Поздно вечером 19 января Герман внезапно проснулся: «Было половина десятого. Мы уже легли и только что погасили лампу… когда услышали внизу крики „пожар!“… Ужасный запах проник в дортуар, и почти сразу же стало совсем светло». Горело помещение, где хранились дрова, запасенные на зиму. Возбужденный запахом огня, пламенем, пробивающимся сквозь готические окна, Герман выбежал вместе со всеми смотреть на пожар: «Здания были в опасности, особенно когда ветер дул в сторону еще нетронутых пламенем построек. Мы понеслись в прачечную за ковшами для воды, наполнили их в эфорате, куда уже подбирался огонь, и стали поливать помост, охваченный искрящимся пламенем. На мне была только рубашка… и тапочки. Одну я потерял и продолжал бегать на одну ногу босой, пока не почувствовал боль от ледяной воды и не решил надеть сапоги. Своих я, конечно, не нашел, поэтому схватил еще чьи-то первые попавшиеся… Я видел через проем двери, как разрасталось пламя». В письме родителям юноша рассказывает, как горели деревья и солома, обваливалась крыша. В огне для него было что-то таинственное, колдовское и завораживающее. Ему казалось, что он с детства видит его отсвет. Еще в пять лет он опрокинул лампу с керосином и рассмеялся, когда пламя лизнуло шторы в отцовском кабинете. В Кальве его однажды застиг лесник, когда он зажег сухую траву, а 17 февраля 1891 года в Базеле он, задыхаясь, помогал тушить пожар у суконщика. Огонь принадлежит к его самым трепетным переживаниям: «В угасающем жаре пылающие золотом нити сплетались в сети, возникали буквы и картины, воспоминания о лицах, о животных, о растениях, о червях и змеях», — пишет он в «Демиане». Обожание огня! Эта фантасмагория его очаровывает, разжигает, возносит над повседневностью.

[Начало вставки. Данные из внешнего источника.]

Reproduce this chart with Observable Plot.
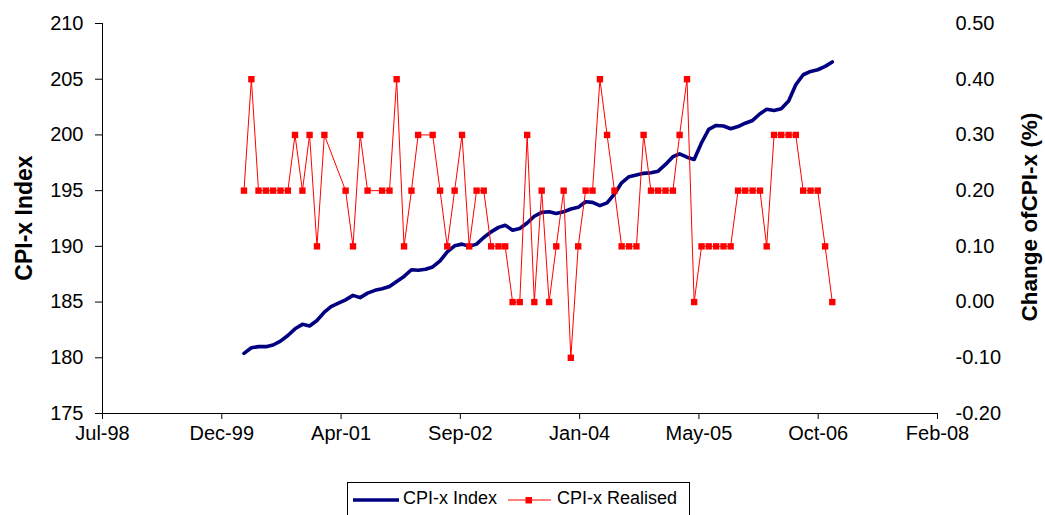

Пожар продолжался четыре часа. И вот наконец отпрыск Иоганнеса и Марии с покрытым сажей лбом и руками в занозах пьет вино у ректора и дарит потерпевшим свою куртку и пару панталон. Король Вюртемберга выслал в Маульбронн одну тысячу марок; учеников, отличившихся во время бедствия, наградили. Для Германа начался период эйфории — он сам будто превратился в горящее пламя, которое переливается, бросает жгучие искорки, тревожно потрескивает: «Я счастлив и доволен. В семинарии сейчас царит атмосфера, которая мне очень по душе». Он читает Шиллера, декламирует стихи, пытается писать критические произведения. В классе его прозвали офицером, и он торопится сообщить матери, что под этим именем «ему необходимо быть бдительным, следить за мелом, губкой и графинчиком со свежей водой». В оркестре семинарии он в ряду вторых скрипок.